§ **Problem**
Repeat all of the material below exactly as written, images excluded.

'''

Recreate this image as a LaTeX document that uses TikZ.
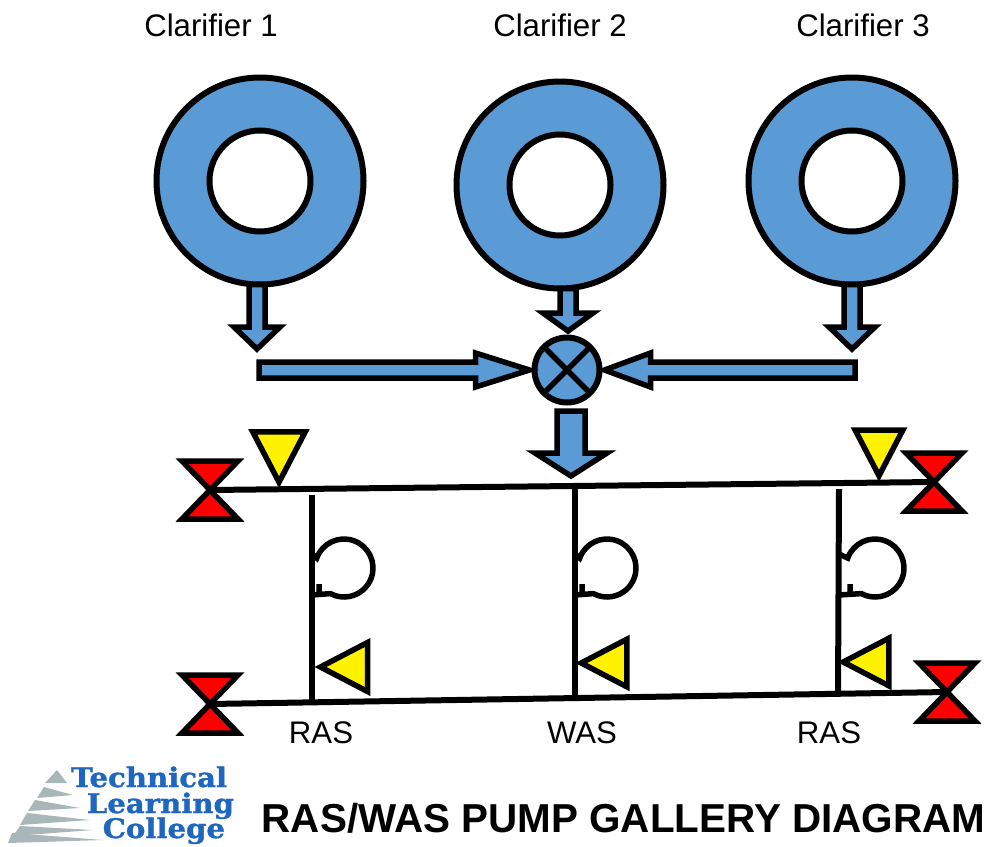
\documentclass[tikz,border=0pt]{standalone}
\usepackage{fontspec}
\setmainfont{Liberation Sans}
\newfontfamily\logofont[FakeStretch=1.08, FakeBold=1.2]{DejaVu Serif}
\usetikzlibrary{calc}
\definecolor{pipeblue}{HTML}{5B9BD5}
\definecolor{logoblue}{HTML}{1F66C1}
\definecolor{logogray}{HTML}{A9B7BA}

\begin{document}
\begin{tikzpicture}[
    x=1pt, y=-1pt,
    line join=miter,
    every node/.style={inner sep=0pt, outer sep=0pt},
    clarifier/.style={circle, draw=black, fill=pipeblue, line width=6pt,
                      minimum size=207pt},
    centerwell/.style={circle, draw=black, fill=white, line width=6pt,
                       minimum size=101pt},
    mixer/.style={circle, draw=black, fill=pipeblue, line width=6pt,
                  minimum size=65pt},
    label/.style={font=\fontsize{31.2}{33}\selectfont, text=black},
    logotext/.style={font=\logofont\bfseries\fontsize{27}{28}\selectfont,
                     text=logoblue},
    header/.style={draw=black, line width=6pt},
    pipe/.style={draw=black, fill=pipeblue, line width=5.5pt,
      to path={
        ($(\tikztostart)!#1!90:(\tikztotarget)$)
        -- ($(\tikztotarget)!\headlen!(\tikztostart)!#1!90:(\tikztotarget)$)
        -- ($(\tikztotarget)!\headlen!(\tikztostart)!\headwid!90:(\tikztotarget)$)
        -- (\tikztotarget)
        -- ($(\tikztotarget)!\headlen!(\tikztostart)!\headwid!-90:(\tikztotarget)$)
        -- ($(\tikztotarget)!\headlen!(\tikztostart)!#1!-90:(\tikztotarget)$)
        -- ($(\tikztostart)!#1!-90:(\tikztotarget)$) -- cycle}},
    valve/.pic={
      \draw[draw=black, fill=red, line width=5.5pt, miter limit=3]
        (-28,-29) -- (28,-29) -- (0,0) -- cycle
        (-28,29) -- (28,29) -- (0,0) -- cycle;},
    sensor/.pic={
      \draw[draw=black, fill=yellow, line width=5.5pt]
        (-25,-24) -- (25,-24) -- (0,24) -- cycle;},
    pump/.pic={
      \draw[draw=black, line width=5.5pt]
        (#1,-14) -- (-160:29) arc (-160:118:29) -- (#1,27)
        (-25,16) -- (-25,27);},
  ]
  \useasboundingbox (0,0) rectangle (987,846);
  \fill[white] (0,0) rectangle (987,846);

  %% --- clarifiers --------------------------------------------------------
  \node[clarifier]  (clarA) at (260,181) {};
  \node[clarifier]  (clarB) at (560,185) {};
  \node[clarifier]  (clarC) at (852,181) {};
  \node[centerwell] (wellA) at (260,181) {};
  \node[centerwell] (wellB) at (560,185) {};
  \node[centerwell] (wellC) at (852,181) {};
  \node[label] (nameA) at (211,25) {Clarifier 1};
  \node[label] (nameB) at (560,25) {Clarifier 2};
  \node[label] (nameC) at (863,25) {Clarifier 3};

  %% --- mixing chamber ----------------------------------------------------
  \node[mixer] (mix) at (567,370) {};
  \draw[line width=5.5pt] (mix.north west) -- (mix.south east);
  \draw[line width=5.5pt] (mix.north east) -- (mix.south west);

  %% --- free ends of the block arrows and headers -------------------------
  \coordinate (tipA)  at (257,349);
  \coordinate (tipB)  at (568,331);
  \coordinate (tipC)  at (852,349);
  \coordinate (tailL) at (259,370);
  \coordinate (tailR) at (855,370);
  \coordinate (tailD) at (571,411);
  \coordinate (tipD)  at (571,476);
  \coordinate (valveTL) at (210,490);
  \coordinate (valveTR) at (934,482);
  \coordinate (valveBL) at (210,704);
  \coordinate (valveBR) at (947,692);
  \coordinate (riserTA) at (312,495);
  \coordinate (riserTB) at (575,485);
  \coordinate (riserTC) at (839,489);
  \coordinate (riserBA) at (312,703);
  \coordinate (riserBB) at (575,699);
  \coordinate (riserBC) at (838,695);

  %% --- block arrows ------------------------------------------------------
  \def\headlen{22pt}\def\headwid{23pt}
  \draw[pipe=8pt] (clarA.south -| tipA) to (tipA);
  \draw[pipe=8pt] (clarC.south -| tipC) to (tipC);
  \def\headlen{54pt}\def\headwid{17pt}
  \draw[pipe=8pt] (tailL) to ([xshift=-5pt]mix.west);
  \def\headlen{46pt}\def\headwid{17pt}
  \draw[pipe=8pt] (tailR) to ([xshift=5pt]mix.east);
  \def\headlen{18pt}\def\headwid{25pt}
  \draw[pipe=8pt] (clarB.south -| tipB) to (tipB);
  \def\headlen{23pt}\def\headwid{36pt}
  \draw[pipe=14pt] (tailD) to (tipD);

  %% --- headers and pump risers -------------------------------------------
  \draw[header] (valveTL) -- (valveTR);
  \draw[header] (valveBL) -- (valveBR);
  \draw[header] (riserTA) -- (riserBA);
  \draw[header] (riserTB) -- (riserBB);
  \draw[header] (riserTC) -- (riserBC);

  %% --- valves, sensors, pumps --------------------------------------------
  \pic at (valveTL) {valve};
  \pic at (valveTR) {valve};
  \pic at (valveBL) {valve};
  \pic at (valveBR) {valve};
  \pic[scale=1.05] at (279,457) {sensor};
  \pic[scale=0.95] at (879,453) {sensor};
  \pic[rotate=-90, scale=0.98] at (344,667) {sensor};
  \pic[rotate=-90, scale=0.95] at (604,663) {sensor};
  \pic[rotate=-90, scale=0.95] at (866,662) {sensor};
  \pic at (344,568) {pump=-32};
  \pic at (607,568) {pump=-32};
  \pic at (875,568) {pump=-36};

  %% --- labels ------------------------------------------------------------
  \node[label] (ras1) at (321,733) {RAS};
  \node[label] (was)  at (582,733) {WAS};
  \node[label] (ras2) at (829,733) {RAS};
  \node[font=\bfseries\fontsize{40.4}{42}\selectfont] (title) at (623.5,818)
    {RAS/WAS PUMP GALLERY DIAGRAM};

  %% --- logo --------------------------------------------------------------
  \fill[logogray] (57,770) -- (67,783) -- (45,783) -- cycle;
  \foreach \ya/\yb/\xl/\xm/\xt/\yt in {787/798/44/37/73/795, 800/811/35/28/80/808,
      813/825/27/20/90/820, 826/836/20/13/93/830, 833/843/12/8/103/840}
    \fill[logogray] (\xl,\ya) -- (\xt,\yt) -- (\xm,\yb) -- cycle;
  \node[logotext, anchor=base east] (logoA) at (227,787) {Technical};
  \node[logotext, anchor=base east] (logoB) at (234,813) {Learning};
  \node[logotext, anchor=base east] (logoC) at (225,838) {College};

\end{tikzpicture}
\end{document}
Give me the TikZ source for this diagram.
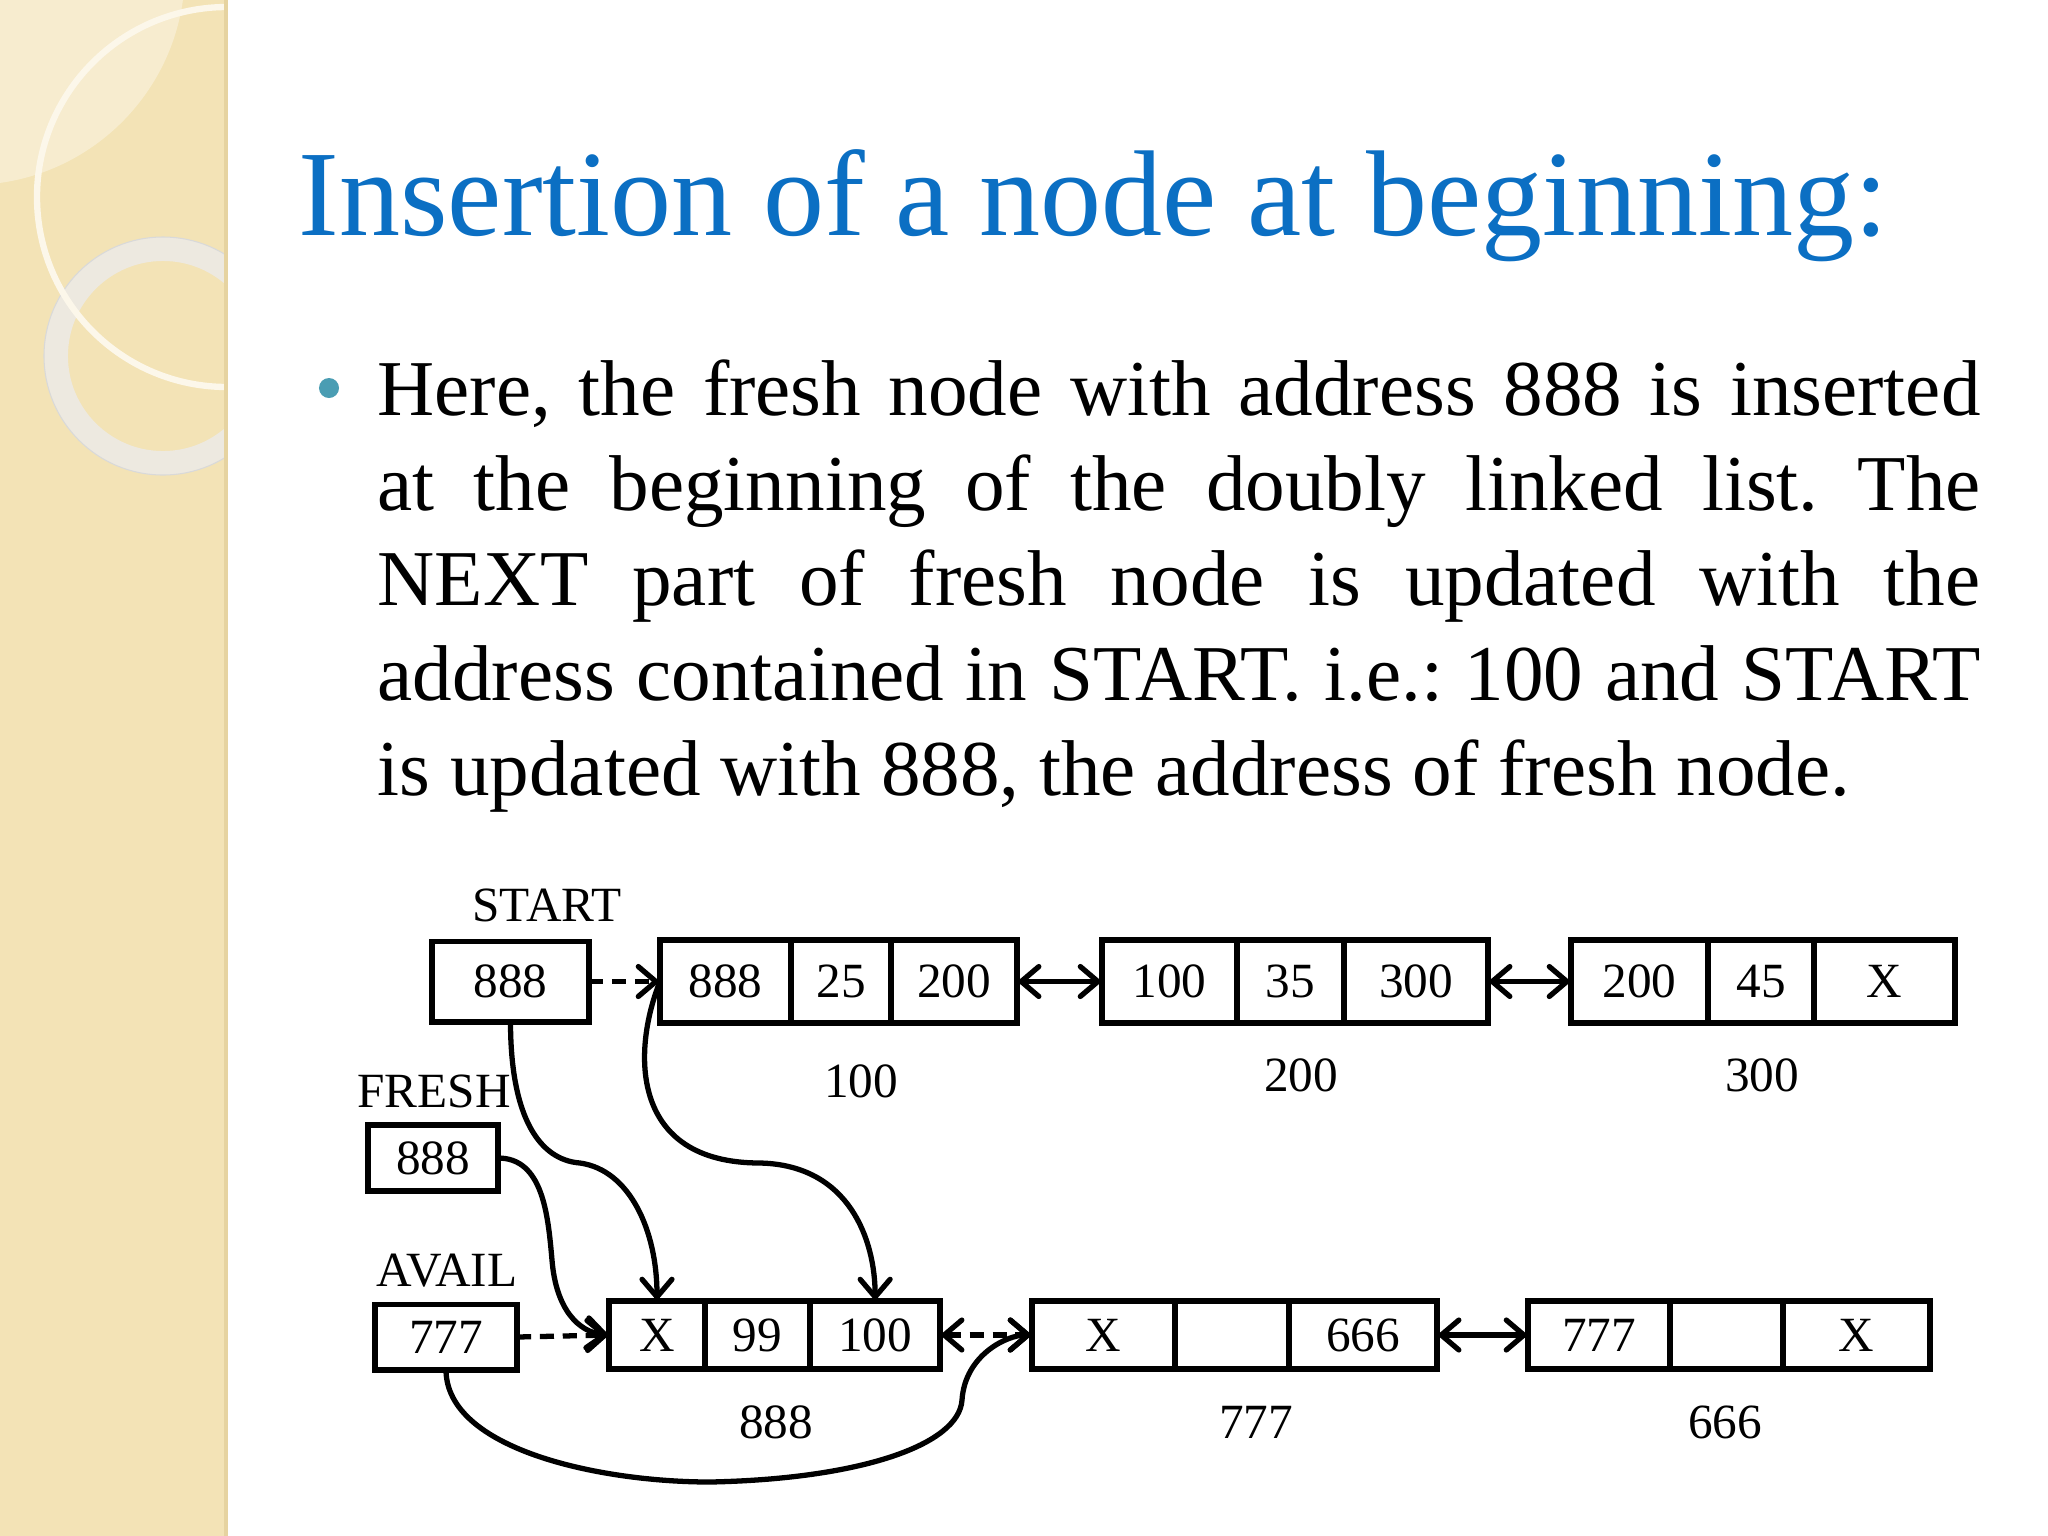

'''

§ **Exercise output**
Recreate this image as a LaTeX document that uses TikZ.
\documentclass[tikz,border=0pt]{standalone}
\usepackage{fontspec}
\setmainfont{Liberation Sans}
\newfontfamily\logofont[FakeStretch=1.08, FakeBold=1.2]{DejaVu Serif}
\usetikzlibrary{calc}
\definecolor{pipeblue}{HTML}{5B9BD5}
\definecolor{logoblue}{HTML}{1F66C1}
\definecolor{logogray}{HTML}{A9B7BA}

\begin{document}
\begin{tikzpicture}[
    x=1pt, y=-1pt,
    line join=miter,
    every node/.style={inner sep=0pt, outer sep=0pt},
    clarifier/.style={circle, draw=black, fill=pipeblue, line width=6pt,
                      minimum size=207pt},
    centerwell/.style={circle, draw=black, fill=white, line width=6pt,
                       minimum size=101pt},
    mixer/.style={circle, draw=black, fill=pipeblue, line width=6pt,
                  minimum size=65pt},
    label/.style={font=\fontsize{31.2}{33}\selectfont, text=black},
    logotext/.style={font=\logofont\bfseries\fontsize{27}{28}\selectfont,
                     text=logoblue},
    header/.style={draw=black, line width=6pt},
    pipe/.style={draw=black, fill=pipeblue, line width=5.5pt,
      to path={
        ($(\tikztostart)!#1!90:(\tikztotarget)$)
        -- ($(\tikztotarget)!\headlen!(\tikztostart)!#1!90:(\tikztotarget)$)
        -- ($(\tikztotarget)!\headlen!(\tikztostart)!\headwid!90:(\tikztotarget)$)
        -- (\tikztotarget)
        -- ($(\tikztotarget)!\headlen!(\tikztostart)!\headwid!-90:(\tikztotarget)$)
        -- ($(\tikztotarget)!\headlen!(\tikztostart)!#1!-90:(\tikztotarget)$)
        -- ($(\tikztostart)!#1!-90:(\tikztotarget)$) -- cycle}},
    valve/.pic={
      \draw[draw=black, fill=red, line width=5.5pt, miter limit=3]
        (-28,-29) -- (28,-29) -- (0,0) -- cycle
        (-28,29) -- (28,29) -- (0,0) -- cycle;},
    sensor/.pic={
      \draw[draw=black, fill=yellow, line width=5.5pt]
        (-25,-24) -- (25,-24) -- (0,24) -- cycle;},
    pump/.pic={
      \draw[draw=black, line width=5.5pt]
        (#1,-14) -- (-160:29) arc (-160:118:29) -- (#1,27)
        (-25,16) -- (-25,27);},
  ]
  \useasboundingbox (0,0) rectangle (987,846);
  \fill[white] (0,0) rectangle (987,846);

  %% --- clarifiers --------------------------------------------------------
  \node[clarifier]  (clarA) at (260,181) {};
  \node[clarifier]  (clarB) at (560,185) {};
  \node[clarifier]  (clarC) at (852,181) {};
  \node[centerwell] (wellA) at (260,181) {};
  \node[centerwell] (wellB) at (560,185) {};
  \node[centerwell] (wellC) at (852,181) {};
  \node[label] (nameA) at (211,25) {Clarifier 1};
  \node[label] (nameB) at (560,25) {Clarifier 2};
  \node[label] (nameC) at (863,25) {Clarifier 3};

  %% --- mixing chamber ----------------------------------------------------
  \node[mixer] (mix) at (567,370) {};
  \draw[line width=5.5pt] (mix.north west) -- (mix.south east);
  \draw[line width=5.5pt] (mix.north east) -- (mix.south west);

  %% --- free ends of the block arrows and headers -------------------------
  \coordinate (tipA)  at (257,349);
  \coordinate (tipB)  at (568,331);
  \coordinate (tipC)  at (852,349);
  \coordinate (tailL) at (259,370);
  \coordinate (tailR) at (855,370);
  \coordinate (tailD) at (571,411);
  \coordinate (tipD)  at (571,476);
  \coordinate (valveTL) at (210,490);
  \coordinate (valveTR) at (934,482);
  \coordinate (valveBL) at (210,704);
  \coordinate (valveBR) at (947,692);
  \coordinate (riserTA) at (312,495);
  \coordinate (riserTB) at (575,485);
  \coordinate (riserTC) at (839,489);
  \coordinate (riserBA) at (312,703);
  \coordinate (riserBB) at (575,699);
  \coordinate (riserBC) at (838,695);

  %% --- block arrows ------------------------------------------------------
  \def\headlen{22pt}\def\headwid{23pt}
  \draw[pipe=8pt] (clarA.south -| tipA) to (tipA);
  \draw[pipe=8pt] (clarC.south -| tipC) to (tipC);
  \def\headlen{54pt}\def\headwid{17pt}
  \draw[pipe=8pt] (tailL) to ([xshift=-5pt]mix.west);
  \def\headlen{46pt}\def\headwid{17pt}
  \draw[pipe=8pt] (tailR) to ([xshift=5pt]mix.east);
  \def\headlen{18pt}\def\headwid{25pt}
  \draw[pipe=8pt] (clarB.south -| tipB) to (tipB);
  \def\headlen{23pt}\def\headwid{36pt}
  \draw[pipe=14pt] (tailD) to (tipD);

  %% --- headers and pump risers -------------------------------------------
  \draw[header] (valveTL) -- (valveTR);
  \draw[header] (valveBL) -- (valveBR);
  \draw[header] (riserTA) -- (riserBA);
  \draw[header] (riserTB) -- (riserBB);
  \draw[header] (riserTC) -- (riserBC);

  %% --- valves, sensors, pumps --------------------------------------------
  \pic at (valveTL) {valve};
  \pic at (valveTR) {valve};
  \pic at (valveBL) {valve};
  \pic at (valveBR) {valve};
  \pic[scale=1.05] at (279,457) {sensor};
  \pic[scale=0.95] at (879,453) {sensor};
  \pic[rotate=-90, scale=0.98] at (344,667) {sensor};
  \pic[rotate=-90, scale=0.95] at (604,663) {sensor};
  \pic[rotate=-90, scale=0.95] at (866,662) {sensor};
  \pic at (344,568) {pump=-32};
  \pic at (607,568) {pump=-32};
  \pic at (875,568) {pump=-36};

  %% --- labels ------------------------------------------------------------
  \node[label] (ras1) at (321,733) {RAS};
  \node[label] (was)  at (582,733) {WAS};
  \node[label] (ras2) at (829,733) {RAS};
  \node[font=\bfseries\fontsize{40.4}{42}\selectfont] (title) at (623.5,818)
    {RAS/WAS PUMP GALLERY DIAGRAM};

  %% --- logo --------------------------------------------------------------
  \fill[logogray] (57,770) -- (67,783) -- (45,783) -- cycle;
  \foreach \ya/\yb/\xl/\xm/\xt/\yt in {787/798/44/37/73/795, 800/811/35/28/80/808,
      813/825/27/20/90/820, 826/836/20/13/93/830, 833/843/12/8/103/840}
    \fill[logogray] (\xl,\ya) -- (\xt,\yt) -- (\xm,\yb) -- cycle;
  \node[logotext, anchor=base east] (logoA) at (227,787) {Technical};
  \node[logotext, anchor=base east] (logoB) at (234,813) {Learning};
  \node[logotext, anchor=base east] (logoC) at (225,838) {College};

\end{tikzpicture}
\end{document}
Give me the TikZ source for this diagram.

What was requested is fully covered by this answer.